As for the public response to the quirky names given to these “seasonal” flavors, Ian says, “out of the four flavors, without fail, Unresolved Issues is the flavor that always gets the most shares, likes, and reposts on social media. For whatever reason, the concept and the humor really resonates with people, and while it still is the poorest selling flavor of the four (as expected), the value of it as "ingay" in social media marketing, it reigns supreme and is probably one of our most shared flavors, cumulatively speaking, of all time.”
With the arrival of the Valentine's Day flavors as well as the sustained popularity of the current selection, Ian plays it coy when asked what the brand's plans are for the immediate future: “Opening our first new branch in almost four years. Finding new distribution channels to get our products to the people that want them.
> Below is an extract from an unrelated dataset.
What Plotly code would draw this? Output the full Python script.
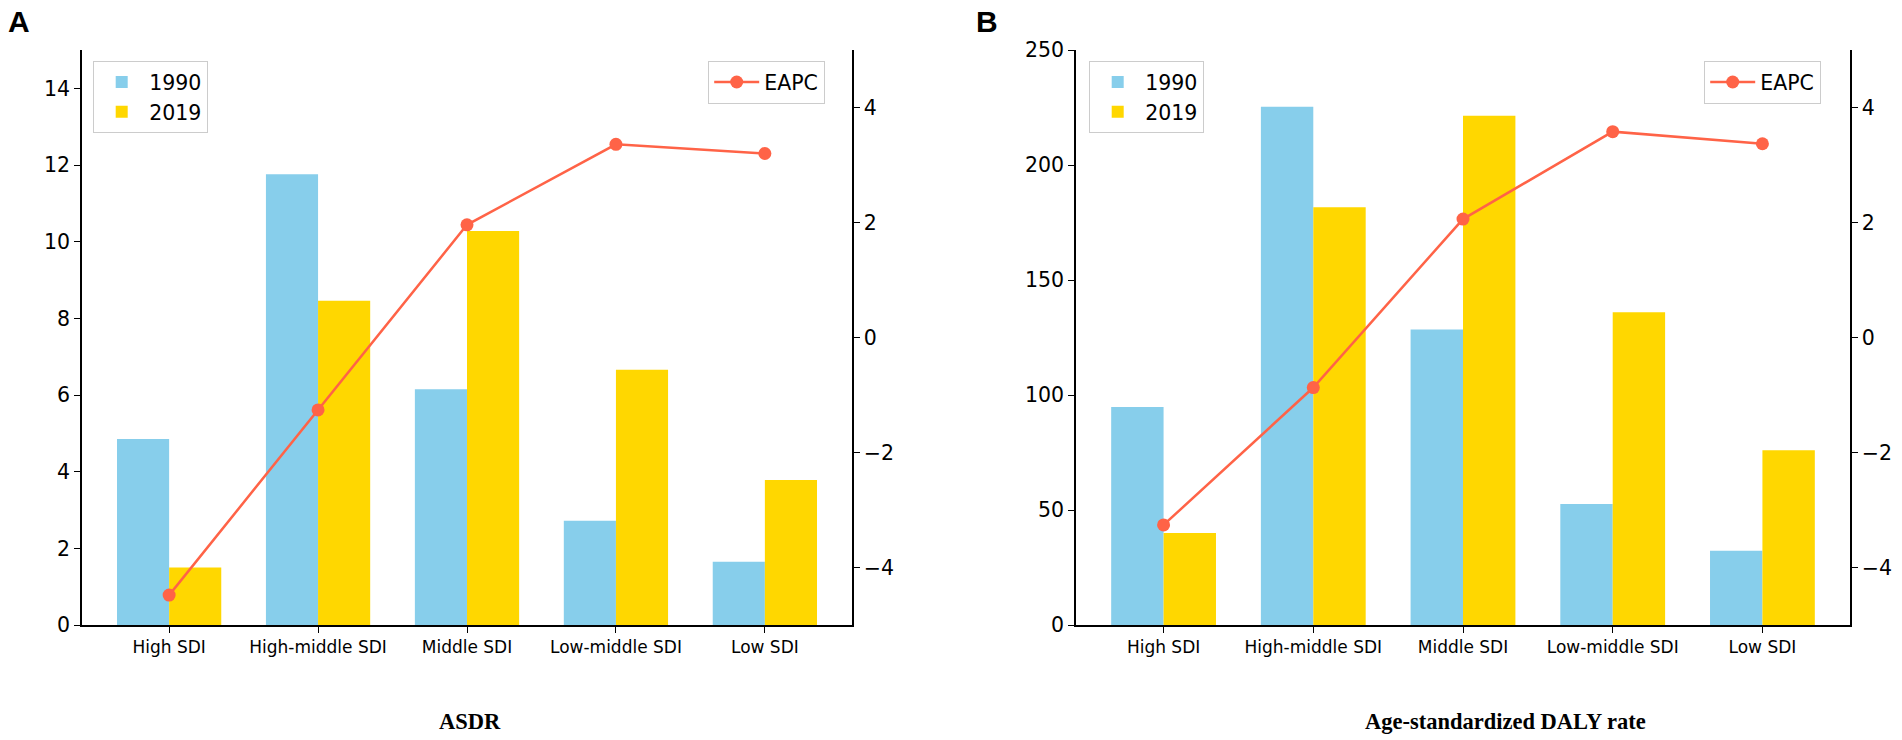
import plotly.graph_objects as go

categories = ["High SDI", "High-middle SDI", "Middle SDI", "Low-middle SDI", "Low SDI"]

asdr_1990 = [4.85, 11.76, 6.15, 2.72, 1.65]
asdr_2019 = [1.50, 8.46, 10.28, 6.66, 3.78]
asdr_eapc = [-4.48, -1.26, 1.96, 3.36, 3.20]

daly_1990 = [94.8, 225.3, 128.5, 52.6, 32.3]
daly_2019 = [40.0, 181.6, 221.4, 136.0, 76.0]
daly_eapc = [-3.26, -0.87, 2.06, 3.58, 3.37]

right_ticks = [-4, -2, 0, 2, 4]

C1990 = "#87CEEB"
C2019 = "#FFD700"
CEAPC = "#FF6347"
TICKFONT = dict(family="DejaVu Sans", size=20.5, color="black")
XTICKFONT = dict(family="DejaVu Sans", size=17, color="black")
LEGFONT = dict(family="DejaVu Sans", size=20.5, color="black")

fig = go.Figure()

def add_panel(v90, v19, eapc, xa, ya, ya2, leg_y, leg_e):
    fig.add_trace(go.Bar(x=categories, y=v90, name="1990", marker=dict(color=C1990, line=dict(width=0)),
                         xaxis=xa, yaxis=ya, legend=leg_y, offsetgroup="a"))
    fig.add_trace(go.Bar(x=categories, y=v19, name="2019", marker=dict(color=C2019, line=dict(width=0)),
                         xaxis=xa, yaxis=ya, legend=leg_y, offsetgroup="b"))
    fig.add_trace(go.Scatter(x=categories, y=eapc, name="EAPC", mode="lines+markers",
                             line=dict(color=CEAPC, width=2.5),
                             marker=dict(color=CEAPC, size=13),
                             xaxis=xa, yaxis=ya2, legend=leg_e))

add_panel(asdr_1990, asdr_2019, asdr_eapc, "x", "y", "y2", "legend", "legend2")
add_panel(daly_1990, daly_2019, daly_eapc, "x2", "y3", "y4", "legend3", "legend4")

ydom = [115 / 740, 690 / 740]
xdomA = [82 / 1902, 852 / 1902]
xdomB = [1076 / 1902, 1850 / 1902]

axis_common = dict(showline=True, linecolor="black", linewidth=1.5, ticks="outside",
                   ticklen=6, tickwidth=1.3, tickcolor="black", showgrid=False,
                   zeroline=False, automargin=False)

xcommon = dict(axis_common, type="category", range=[-0.585, 4.585], tickfont=XTICKFONT)

leg_common = dict(bgcolor="white", bordercolor="#cccccc", borderwidth=1.2,
                  font=LEGFONT, xanchor="left", yanchor="top", tracegroupgap=6,
                  itemwidth=45)

fig.update_layout(
    width=1902, height=740,
    margin=dict(l=0, r=0, t=0, b=0),
    paper_bgcolor="white", plot_bgcolor="white",
    barmode="group", bargap=0.3, bargroupgap=0,
    xaxis=dict(xcommon, domain=xdomA, anchor="y"),
    yaxis=dict(axis_common, domain=ydom, anchor="x", range=[0, 15], dtick=2, tickfont=TICKFONT),
    yaxis2=dict(axis_common, overlaying="y", side="right", anchor="x", range=[-5, 5],
                tickvals=right_ticks, tickfont=TICKFONT),
    xaxis2=dict(xcommon, domain=xdomB, anchor="y3"),
    yaxis3=dict(axis_common, domain=ydom, anchor="x2", range=[0, 250], dtick=50, tickfont=TICKFONT),
    yaxis4=dict(axis_common, overlaying="y3", side="right", anchor="x2", range=[-5, 5],
                tickvals=right_ticks, tickfont=TICKFONT),
    legend=dict(leg_common, x=93 / 1902, y=1 - 61 / 740),
    legend2=dict(leg_common, x=708 / 1902, y=1 - 61 / 740),
    legend3=dict(leg_common, x=1089 / 1902, y=1 - 61 / 740),
    legend4=dict(leg_common, x=1704 / 1902, y=1 - 61 / 740),
    showlegend=True,
)

ann = dict(xref="paper", yref="paper", showarrow=False, xanchor="center", yanchor="middle")
fig.add_annotation(ann, text="<b>A</b>", x=18.5 / 1902, y=1 - 21 / 740,
                   font=dict(family="Liberation Sans", size=30, color="black"))
fig.add_annotation(ann, text="<b>B</b>", x=987 / 1902, y=1 - 21 / 740,
                   font=dict(family="Liberation Sans", size=30, color="black"))
fig.add_annotation(ann, text="<b>ASDR</b>", x=470 / 1902, y=1 - 721 / 740,
                   font=dict(family="Liberation Serif", size=22.5, color="black"))
fig.add_annotation(ann, text="<b>Age-standardized DALY rate</b>", x=1505 / 1902, y=1 - 721 / 740,
                   font=dict(family="Liberation Serif", size=22.5, color="black"))

fig.write_html("out.html", config={"displayModeBar": False},
               post_script="document.body.style.margin='0';document.body.style.overflow='hidden';")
Introducing new flavors and new products. Venturing into flavors and dishes we have never done before and might surprise more than a few people. It sounds vague, yes, I know but I don't want to spoil the surprise. “
In a day and age when "hugot" is symptomatic of relationships gone bad, a tub of Sebastian's just might serve as the comfort food of choice to soothe your heart (if not your tummy) this Valentine's Day.